Wednesday, August 24, 2011

Growth Resumes

After the Great Depression and WWII, the United States could look back on thirty-six difficult years (1929 - 1945). Resuming a peacetime economy, people were eager for prosperity. Cengage's history book tells us that

Newer U.S. industries, such as chemicals and electronics, quickly came to dominate the world marketplace. The Corning Glass Company reported that most of its sales during the mid-1950's came from products that had not even been on the market in 1940. General Electric proudly proclaimed that "progress is our most important product."

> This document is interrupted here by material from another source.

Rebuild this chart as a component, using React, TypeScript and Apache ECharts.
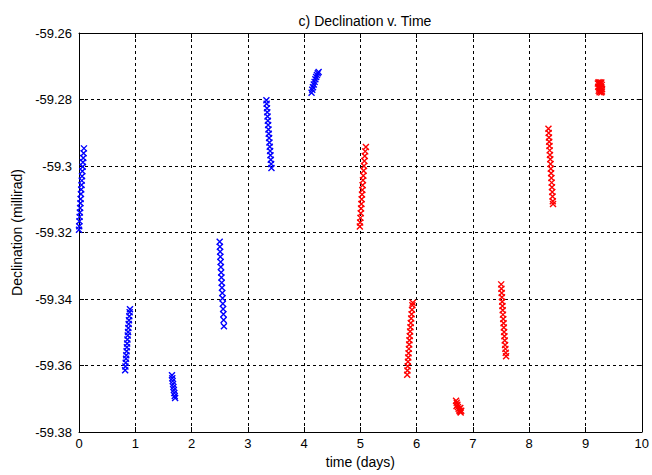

These advancements in technology led to changes in economics. The notions of "working class" and "middle class" and "upper class" were no longer quite accurate. Factory workers often enjoyed a middle class lifestyle, and people at all levels saw themselves as enjoying economic mobility - the opportunity to change their income levels. Given the high level of economic freedom, people often did not fit, or want to fit, into a simple 'class' structure of low, middle, and upper. Some ideologies, however, have been slow to grasp the waning of the class structure. Temple University's Mark Levin writes:

The Marxist class-struggle formulation, which pits the proletariat ("working class") against the bourgeoisie ("wealthy merchant class"), still serves as the principal theoretical and rhetorical justification for the Statist's assault on the free market. But it is an anathema to the free market in that the individual has unto himself the power to make of himself what he chooses. There is no static class structure layered atop the free market. The free market is a mutable, dynamic, and vibrant system of individual interactions that engages all aspects of the human character.

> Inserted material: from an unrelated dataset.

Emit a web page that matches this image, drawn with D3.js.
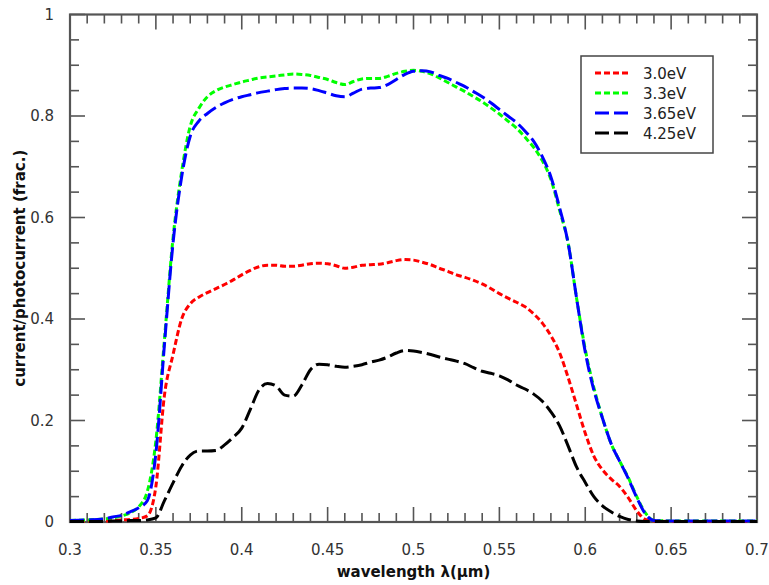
<!DOCTYPE html>
<html>
<head>
<meta charset="utf-8">
<script src="https://cdn.jsdelivr.net/npm/d3@7/dist/d3.min.js"></script>
<style>
  body { margin: 0; background: #fff; }
  svg { font-family: "DejaVu Sans", sans-serif; }
</style>
</head>
<body>
<div id="chart"></div>
<script>
// Wavelength grid (µm)
const wavelengths = [
  0.300, 0.310, 0.320, 0.325,
  0.330, 0.335, 0.340, 0.345, 0.350, 0.355, 0.360, 0.365, 0.370, 0.375,
  0.380, 0.385, 0.390, 0.395, 0.400, 0.405, 0.410, 0.415, 0.420, 0.425,
  0.430, 0.435, 0.440, 0.445, 0.450, 0.455, 0.460, 0.465, 0.470, 0.475,
  0.480, 0.485, 0.490, 0.495, 0.500, 0.505, 0.510, 0.515, 0.520, 0.525,
  0.530, 0.535, 0.540, 0.545, 0.550, 0.555, 0.560, 0.565, 0.570, 0.575,
  0.580, 0.585, 0.590, 0.595, 0.600, 0.605, 0.610, 0.615, 0.620, 0.625,
  0.630, 0.635, 0.640,
  0.650, 0.660, 0.670, 0.680, 0.690, 0.700
];

const ev300 = [
  0.001, 0.002, 0.002, 0.003,
  0.004, 0.005, 0.007, 0.012, 0.070, 0.250, 0.330, 0.400, 0.430, 0.443,
  0.452, 0.460, 0.468, 0.477, 0.487, 0.496, 0.503, 0.506, 0.506, 0.504,
  0.504, 0.506, 0.509, 0.510, 0.509, 0.505, 0.500, 0.502, 0.506, 0.507,
  0.508, 0.511, 0.515, 0.517, 0.516, 0.512, 0.507, 0.500, 0.494, 0.487,
  0.482, 0.476, 0.469, 0.460, 0.450, 0.441, 0.433, 0.424, 0.410, 0.392,
  0.367, 0.334, 0.285, 0.230, 0.175, 0.130, 0.103, 0.085, 0.070, 0.048,
  0.022, 0.005, 0.002,
  0.001, 0.001, 0.001, 0.001, 0.001, 0.001
];

const ev330 = [
  0.003, 0.004, 0.006, 0.008,
  0.012, 0.018, 0.030, 0.060, 0.160, 0.360, 0.560, 0.690, 0.780, 0.815,
  0.838, 0.850, 0.857, 0.862, 0.867, 0.871, 0.875, 0.877, 0.879, 0.881,
  0.883, 0.882, 0.880, 0.876, 0.872, 0.866, 0.862, 0.868, 0.873, 0.874,
  0.874, 0.878, 0.884, 0.888, 0.890, 0.888, 0.883, 0.875, 0.866, 0.857,
  0.848, 0.838, 0.828, 0.816, 0.804, 0.790, 0.776, 0.758, 0.738, 0.712,
  0.675, 0.615, 0.550, 0.440, 0.340, 0.265, 0.205, 0.155, 0.120, 0.088,
  0.050, 0.018, 0.003,
  0.002, 0.002, 0.002, 0.002, 0.002, 0.002
];

const ev365 = [
  0.003, 0.004, 0.006, 0.010,
  0.013, 0.020, 0.028, 0.042, 0.135, 0.350, 0.550, 0.680, 0.760, 0.790,
  0.805, 0.817, 0.826, 0.833, 0.838, 0.842, 0.846, 0.849, 0.852, 0.854,
  0.855, 0.855, 0.854, 0.850, 0.845, 0.840, 0.838, 0.845, 0.853, 0.855,
  0.856, 0.862, 0.872, 0.882, 0.888, 0.889, 0.887, 0.880, 0.874, 0.866,
  0.858, 0.848, 0.838, 0.826, 0.813, 0.800, 0.787, 0.770, 0.750, 0.720,
  0.680, 0.620, 0.550, 0.440, 0.335, 0.260, 0.205, 0.155, 0.120, 0.086,
  0.048, 0.016, 0.003,
  0.002, 0.002, 0.002, 0.002, 0.002, 0.002
];

const ev425 = [
  0.001, 0.001, 0.001, 0.002,
  0.002, 0.003, 0.003, 0.004, 0.008, 0.042, 0.077, 0.110, 0.132, 0.140,
  0.140, 0.141, 0.152, 0.167, 0.185, 0.222, 0.260, 0.273, 0.268, 0.250,
  0.248, 0.270, 0.300, 0.311, 0.310, 0.307, 0.305, 0.307, 0.310, 0.315,
  0.319, 0.325, 0.333, 0.338, 0.337, 0.334, 0.330, 0.325, 0.321, 0.317,
  0.312, 0.304, 0.297, 0.293, 0.288, 0.280, 0.270, 0.262, 0.252, 0.238,
  0.217, 0.190, 0.150, 0.108, 0.078, 0.050, 0.032, 0.020, 0.011, 0.005,
  0.002, 0.001, 0.001,
  0.001, 0.001, 0.001, 0.001, 0.001, 0.001
];

const seriesNames = ["3.0eV", "3.3eV", "3.65eV", "4.25eV"];
const seriesValues = [ev300, ev330, ev365, ev425];
const seriesColors = ["#ff0000", "#00ff00", "#0000ff", "#000000"];
const seriesDashes = ["6,3", "6,3", "14,5", "14,5"];

const xTicks = [0.3, 0.35, 0.4, 0.45, 0.5, 0.55, 0.6, 0.65, 0.7];
const yTicks = [0, 0.2, 0.4, 0.6, 0.8, 1];

const width = 769, height = 585;
const plot = { left: 70, right: 757, top: 14.5, bottom: 522 };
const axisColor = "#555";

const svg = d3.select("#chart").append("svg")
  .attr("width", width)
  .attr("height", height);

const x = d3.scaleLinear().domain([0.3, 0.7]).range([plot.left, plot.right]);
const y = d3.scaleLinear().domain([0, 1]).range([plot.bottom, plot.top]);

// Minor + major ticks (inward), on all four sides
const xMinor = d3.range(0, 41).map(i => 0.3 + i * 0.01);
const yMinor = d3.range(0, 21).map(i => i * 0.05);
const isMajorX = v => xTicks.some(t => Math.abs(t - v) < 1e-6);
const isMajorY = v => yTicks.some(t => Math.abs(t - v) < 1e-6);

const ticks = svg.append("g")
  .attr("stroke", axisColor)
  .attr("stroke-width", 1.6);

xMinor.forEach(v => {
  const len = isMajorX(v) ? 15 : 9;
  ticks.append("line")
    .attr("x1", x(v)).attr("x2", x(v))
    .attr("y1", plot.bottom).attr("y2", plot.bottom - len);
  ticks.append("line")
    .attr("x1", x(v)).attr("x2", x(v))
    .attr("y1", plot.top).attr("y2", plot.top + len);
});

yMinor.forEach(v => {
  const len = isMajorY(v) ? 15 : 9;
  ticks.append("line")
    .attr("x1", plot.left).attr("x2", plot.left + len)
    .attr("y1", y(v)).attr("y2", y(v));
  ticks.append("line")
    .attr("x1", plot.right).attr("x2", plot.right - len)
    .attr("y1", y(v)).attr("y2", y(v));
});

// Frame
svg.append("rect")
  .attr("x", plot.left)
  .attr("y", plot.top)
  .attr("width", plot.right - plot.left)
  .attr("height", plot.bottom - plot.top)
  .attr("fill", "none")
  .attr("stroke", axisColor)
  .attr("stroke-width", 2.2);

// Tick labels
svg.append("g")
  .selectAll("text")
  .data(xTicks)
  .join("text")
  .attr("x", d => x(d))
  .attr("y", plot.bottom + 33)
  .attr("text-anchor", "middle")
  .attr("font-size", "15px")
  .attr("fill", "#333")
  .text(d => d3.format("")(d));

svg.append("g")
  .selectAll("text")
  .data(yTicks)
  .join("text")
  .attr("x", 54)
  .attr("y", d => y(d) + 5)
  .attr("text-anchor", "end")
  .attr("font-size", "15px")
  .attr("fill", "#333")
  .text(d => d3.format("")(d));

// Axis titles
svg.append("text")
  .attr("x", (plot.left + plot.right) / 2)
  .attr("y", 577)
  .attr("text-anchor", "middle")
  .attr("font-size", "15px")
  .attr("font-weight", "bold")
  .attr("fill", "#111")
  .text("wavelength λ(μm)");

svg.append("text")
  .attr("transform", `translate(25,${(plot.top + plot.bottom) / 2}) rotate(-90)`)
  .attr("text-anchor", "middle")
  .attr("font-size", "15px")
  .attr("font-weight", "bold")
  .attr("fill", "#111")
  .text("current/photocurrent (frac.)");

// Curves
const line = d3.line()
  .x((d, i) => x(wavelengths[i]))
  .y(d => y(d))
  .curve(d3.curveMonotoneX);

svg.append("g")
  .selectAll("path")
  .data(seriesValues)
  .join("path")
  .attr("d", d => line(d))
  .attr("fill", "none")
  .attr("stroke", (d, i) => seriesColors[i])
  .attr("stroke-width", 3)
  .attr("stroke-dasharray", (d, i) => seriesDashes[i]);

// Legend
const legend = svg.append("g").attr("transform", "translate(581,56)");
legend.append("rect")
  .attr("width", 132)
  .attr("height", 97)
  .attr("fill", "#fff")
  .attr("stroke", "#444")
  .attr("stroke-width", 1.5);

const item = legend.selectAll("g.item")
  .data(seriesNames)
  .join("g")
  .attr("class", "item")
  .attr("transform", (d, i) => `translate(0,${17 + i * 20})`);

item.append("line")
  .attr("x1", 14).attr("x2", 48)
  .attr("stroke", (d, i) => seriesColors[i])
  .attr("stroke-width", 3)
  .attr("stroke-dasharray", (d, i) => seriesDashes[i]);

item.append("text")
  .attr("x", 62)
  .attr("y", 6)
  .attr("font-size", "15px")
  .attr("fill", "#222")
  .text(d => d);
</script>
</body>
</html>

To maintain the freedom of individuals to shape their own economic roles, and with them, their cultural and social roles, depends upon a free market: allowing people to make decisions about buying and selling:

the free market is a vital bulwark against statism. And it would appear the Statist agrees, for he is relentless in his assault on it. Indeed, the Statist’s rejection of the Constitution’s limits on federal power is justified primarily, albeit not exclusively, on material grounds.

Although inefficient and indirect, allowing millions of people to make their own economic choices adds up to a whirlwind of business activity which ultimately brings prosperity to both the individual and the nation.